Eating frosting with my hand. Just kidding I don’t know whose hand this is
Best wishes to the local youths I met outside the supermarket today. They asked me to buy alcohol for their gravely ill grandfather whose dying wish is 3 bottles of vodka and a case of beer. I was happy to help. Please give my best wishes to your grandad, guys.
It’s not illegal to convince your child that she is the only person who can see the sun and must never talk about it.
Bugs Bunny taught me my choices aren’t limited to fight or flight, I can also pretend I’m a pretty lady.
You can’t make me happy, you’re not a bag of chips.
me: hey big boy
friend: please don’t talk to the Lincoln memorial like that
My Cinderella story is backward.
I started out a princess.
Got drunk and lost a shoe when I
met a handsome guy.Now I scrub the floors.
It’s like my Grandma always says, “I died three years ago.
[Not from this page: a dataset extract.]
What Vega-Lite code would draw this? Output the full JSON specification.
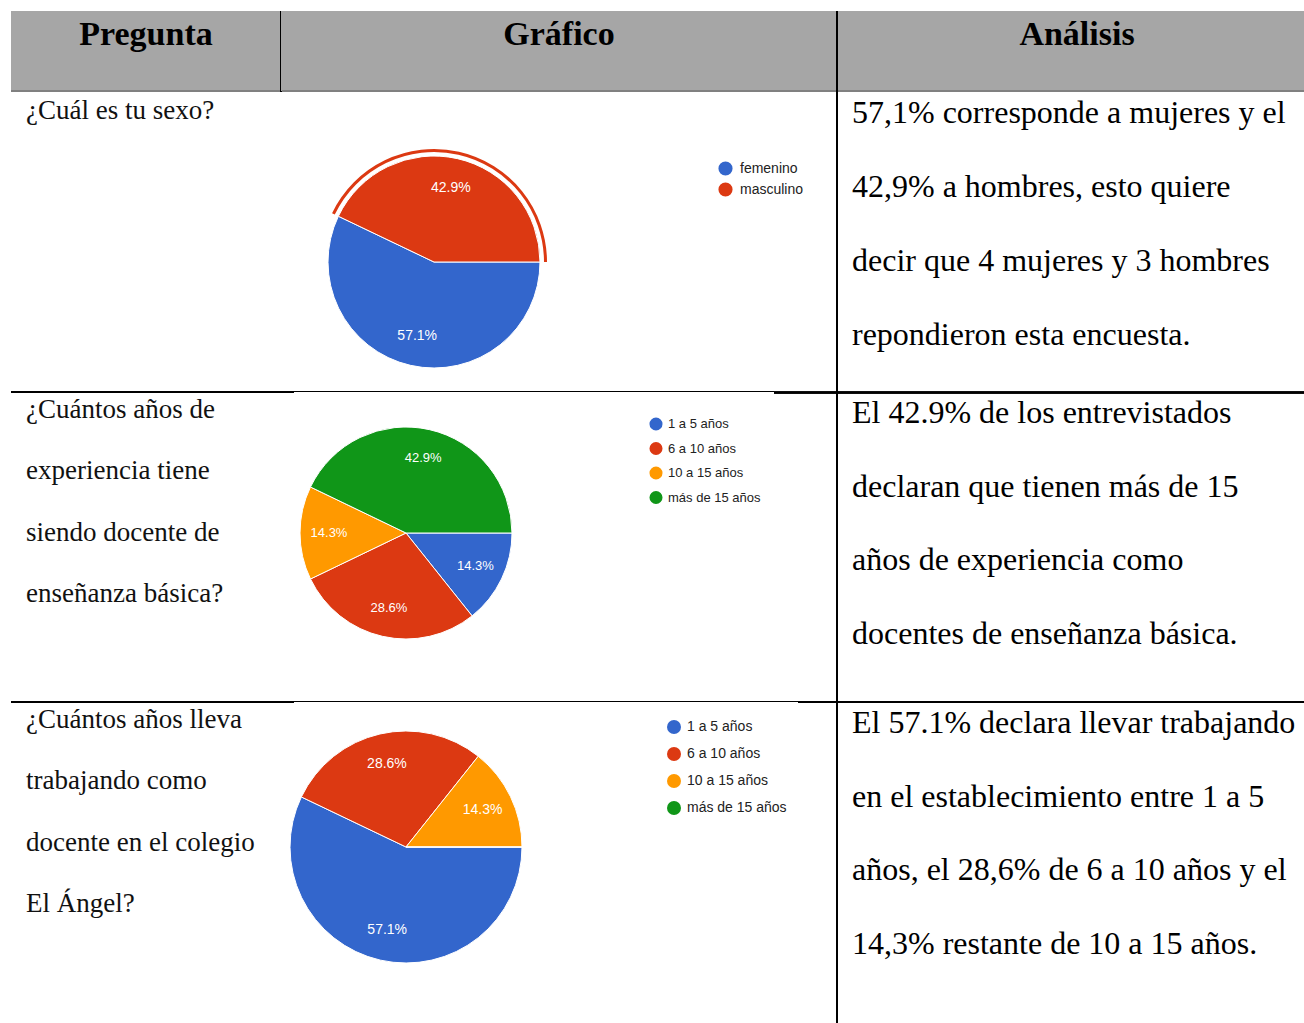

This is starting to get weird.”
my favorite part of watching any sport is when the announcer tells us that in order for the team to win they have to score more points than the other team, & when they fall short & lose the game i like to shake my head & say to myself, “should’ve listened to the announcer.”
I choose my underwear for the day based on how likely I am to have sex.
Today I’m wearing a used grocery bag I found floating across the highway.
police cars should play ice cream truck music when they’re pulling you over for something minor
2yo’s favorite cartoon is teaching him about centrifugal force.
When I was little, my favorite cartoon taught me never to order from Acme.
[Old west saloon owner]: make it so the floorboards don’t creak when regular patrons walk in but do creak when a mysterious stranger walks in
Carpenter: …what
Moms. The original autocorrect.
I finally got around to washing my hair and then of course, I ended up putting way too much hair product on and it looks just as greasy as before. I’m like, really, Charlotte, you had ONE job, girl!
Thought buying a laptop for 12 would’ve given me some quiet time but here i am filming unboxing videos and crying
Restaurant bathrooms are really, really dangerous.
So many of my 1st dates have gone to use them and vanished.
I need to stay vigilant while venturing into the ocean this week.
Sharks be looking at me like “I can get three meals out of him.”